▶ _What is expected_: Without including any images, repeat the data exactly.

▶ _Data for the task_:
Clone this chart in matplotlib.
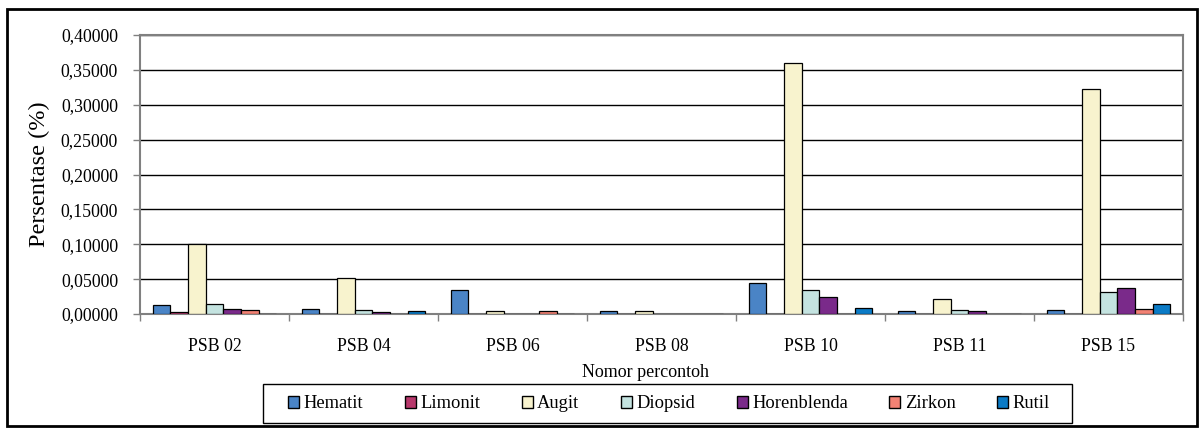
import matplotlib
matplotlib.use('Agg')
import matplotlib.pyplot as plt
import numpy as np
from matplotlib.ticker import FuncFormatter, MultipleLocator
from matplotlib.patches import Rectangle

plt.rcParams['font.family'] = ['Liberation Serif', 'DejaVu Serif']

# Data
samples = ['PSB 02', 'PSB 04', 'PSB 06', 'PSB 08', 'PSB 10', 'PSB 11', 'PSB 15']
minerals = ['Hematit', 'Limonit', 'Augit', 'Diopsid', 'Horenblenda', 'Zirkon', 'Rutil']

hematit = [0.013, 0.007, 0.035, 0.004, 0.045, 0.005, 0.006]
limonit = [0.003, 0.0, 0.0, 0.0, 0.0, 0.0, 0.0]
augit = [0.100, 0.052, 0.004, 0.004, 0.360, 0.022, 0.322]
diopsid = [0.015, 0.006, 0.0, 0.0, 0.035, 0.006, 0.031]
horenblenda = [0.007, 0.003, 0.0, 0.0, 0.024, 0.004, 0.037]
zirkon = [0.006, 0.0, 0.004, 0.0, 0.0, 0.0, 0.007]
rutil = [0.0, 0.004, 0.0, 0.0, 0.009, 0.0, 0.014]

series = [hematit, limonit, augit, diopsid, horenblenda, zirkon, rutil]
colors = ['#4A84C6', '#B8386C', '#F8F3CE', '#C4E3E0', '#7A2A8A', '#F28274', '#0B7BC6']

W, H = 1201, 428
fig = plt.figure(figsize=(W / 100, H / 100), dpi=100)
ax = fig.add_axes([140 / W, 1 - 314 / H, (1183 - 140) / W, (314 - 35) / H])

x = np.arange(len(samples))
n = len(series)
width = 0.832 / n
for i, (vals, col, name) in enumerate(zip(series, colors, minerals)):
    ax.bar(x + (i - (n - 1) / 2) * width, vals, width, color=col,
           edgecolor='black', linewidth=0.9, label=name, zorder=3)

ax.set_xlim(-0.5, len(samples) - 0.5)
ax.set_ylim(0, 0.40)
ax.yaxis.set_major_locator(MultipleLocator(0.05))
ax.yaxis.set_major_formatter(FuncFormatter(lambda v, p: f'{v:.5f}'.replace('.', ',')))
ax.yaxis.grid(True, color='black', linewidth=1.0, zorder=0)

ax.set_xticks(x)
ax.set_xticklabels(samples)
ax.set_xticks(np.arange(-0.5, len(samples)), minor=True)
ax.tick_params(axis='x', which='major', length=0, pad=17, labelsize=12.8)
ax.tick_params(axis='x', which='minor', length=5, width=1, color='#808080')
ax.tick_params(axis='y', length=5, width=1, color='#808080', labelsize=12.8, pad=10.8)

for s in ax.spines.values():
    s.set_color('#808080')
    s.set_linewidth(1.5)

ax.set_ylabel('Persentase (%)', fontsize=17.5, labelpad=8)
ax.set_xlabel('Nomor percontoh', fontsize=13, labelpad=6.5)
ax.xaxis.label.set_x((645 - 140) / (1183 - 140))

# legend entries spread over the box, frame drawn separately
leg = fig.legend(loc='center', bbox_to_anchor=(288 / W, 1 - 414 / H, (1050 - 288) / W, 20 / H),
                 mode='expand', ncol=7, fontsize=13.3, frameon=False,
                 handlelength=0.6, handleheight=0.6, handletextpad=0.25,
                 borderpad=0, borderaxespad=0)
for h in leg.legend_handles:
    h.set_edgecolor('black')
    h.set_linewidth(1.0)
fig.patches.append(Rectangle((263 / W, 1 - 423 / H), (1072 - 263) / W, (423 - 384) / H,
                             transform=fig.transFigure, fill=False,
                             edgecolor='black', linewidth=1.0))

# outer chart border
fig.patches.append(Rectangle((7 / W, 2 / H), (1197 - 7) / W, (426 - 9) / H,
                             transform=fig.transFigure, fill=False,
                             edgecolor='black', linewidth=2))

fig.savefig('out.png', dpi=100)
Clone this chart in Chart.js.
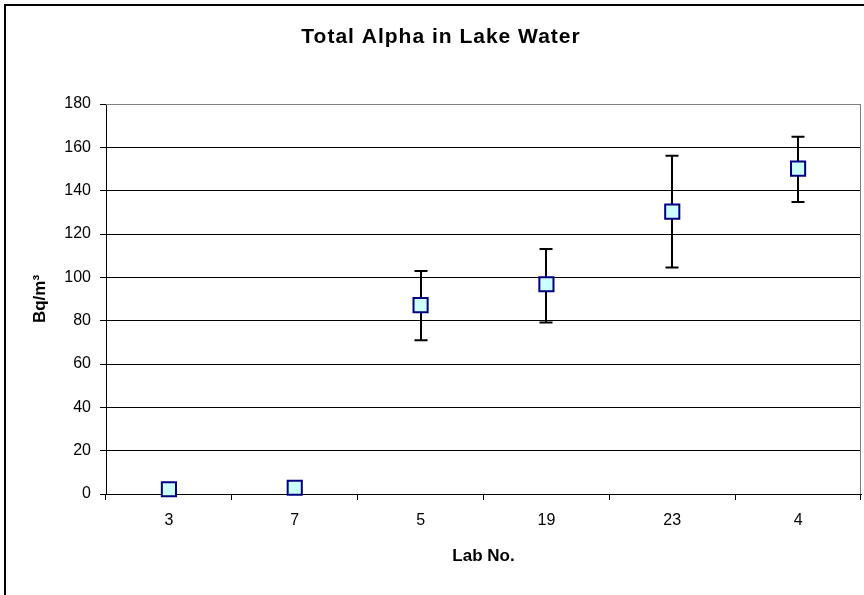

▶ _Problem solution_:
Clone this chart in matplotlib.
import matplotlib
matplotlib.use('Agg')
import matplotlib.pyplot as plt
import numpy as np
from matplotlib.ticker import FuncFormatter, MultipleLocator
from matplotlib.patches import Rectangle

plt.rcParams['font.family'] = ['Liberation Serif', 'DejaVu Serif']

# Data
samples = ['PSB 02', 'PSB 04', 'PSB 06', 'PSB 08', 'PSB 10', 'PSB 11', 'PSB 15']
minerals = ['Hematit', 'Limonit', 'Augit', 'Diopsid', 'Horenblenda', 'Zirkon', 'Rutil']

hematit = [0.013, 0.007, 0.035, 0.004, 0.045, 0.005, 0.006]
limonit = [0.003, 0.0, 0.0, 0.0, 0.0, 0.0, 0.0]
augit = [0.100, 0.052, 0.004, 0.004, 0.360, 0.022, 0.322]
diopsid = [0.015, 0.006, 0.0, 0.0, 0.035, 0.006, 0.031]
horenblenda = [0.007, 0.003, 0.0, 0.0, 0.024, 0.004, 0.037]
zirkon = [0.006, 0.0, 0.004, 0.0, 0.0, 0.0, 0.007]
rutil = [0.0, 0.004, 0.0, 0.0, 0.009, 0.0, 0.014]

series = [hematit, limonit, augit, diopsid, horenblenda, zirkon, rutil]
colors = ['#4A84C6', '#B8386C', '#F8F3CE', '#C4E3E0', '#7A2A8A', '#F28274', '#0B7BC6']

W, H = 1201, 428
fig = plt.figure(figsize=(W / 100, H / 100), dpi=100)
ax = fig.add_axes([140 / W, 1 - 314 / H, (1183 - 140) / W, (314 - 35) / H])

x = np.arange(len(samples))
n = len(series)
width = 0.832 / n
for i, (vals, col, name) in enumerate(zip(series, colors, minerals)):
    ax.bar(x + (i - (n - 1) / 2) * width, vals, width, color=col,
           edgecolor='black', linewidth=0.9, label=name, zorder=3)

ax.set_xlim(-0.5, len(samples) - 0.5)
ax.set_ylim(0, 0.40)
ax.yaxis.set_major_locator(MultipleLocator(0.05))
ax.yaxis.set_major_formatter(FuncFormatter(lambda v, p: f'{v:.5f}'.replace('.', ',')))
ax.yaxis.grid(True, color='black', linewidth=1.0, zorder=0)

ax.set_xticks(x)
ax.set_xticklabels(samples)
ax.set_xticks(np.arange(-0.5, len(samples)), minor=True)
ax.tick_params(axis='x', which='major', length=0, pad=17, labelsize=12.8)
ax.tick_params(axis='x', which='minor', length=5, width=1, color='#808080')
ax.tick_params(axis='y', length=5, width=1, color='#808080', labelsize=12.8, pad=10.8)

for s in ax.spines.values():
    s.set_color('#808080')
    s.set_linewidth(1.5)

ax.set_ylabel('Persentase (%)', fontsize=17.5, labelpad=8)
ax.set_xlabel('Nomor percontoh', fontsize=13, labelpad=6.5)
ax.xaxis.label.set_x((645 - 140) / (1183 - 140))

# legend entries spread over the box, frame drawn separately
leg = fig.legend(loc='center', bbox_to_anchor=(288 / W, 1 - 414 / H, (1050 - 288) / W, 20 / H),
                 mode='expand', ncol=7, fontsize=13.3, frameon=False,
                 handlelength=0.6, handleheight=0.6, handletextpad=0.25,
                 borderpad=0, borderaxespad=0)
for h in leg.legend_handles:
    h.set_edgecolor('black')
    h.set_linewidth(1.0)
fig.patches.append(Rectangle((263 / W, 1 - 423 / H), (1072 - 263) / W, (423 - 384) / H,
                             transform=fig.transFigure, fill=False,
                             edgecolor='black', linewidth=1.0))

# outer chart border
fig.patches.append(Rectangle((7 / W, 2 / H), (1197 - 7) / W, (426 - 9) / H,
                             transform=fig.transFigure, fill=False,
                             edgecolor='black', linewidth=2))

fig.savefig('out.png', dpi=100)
Clone this chart in Chart.js.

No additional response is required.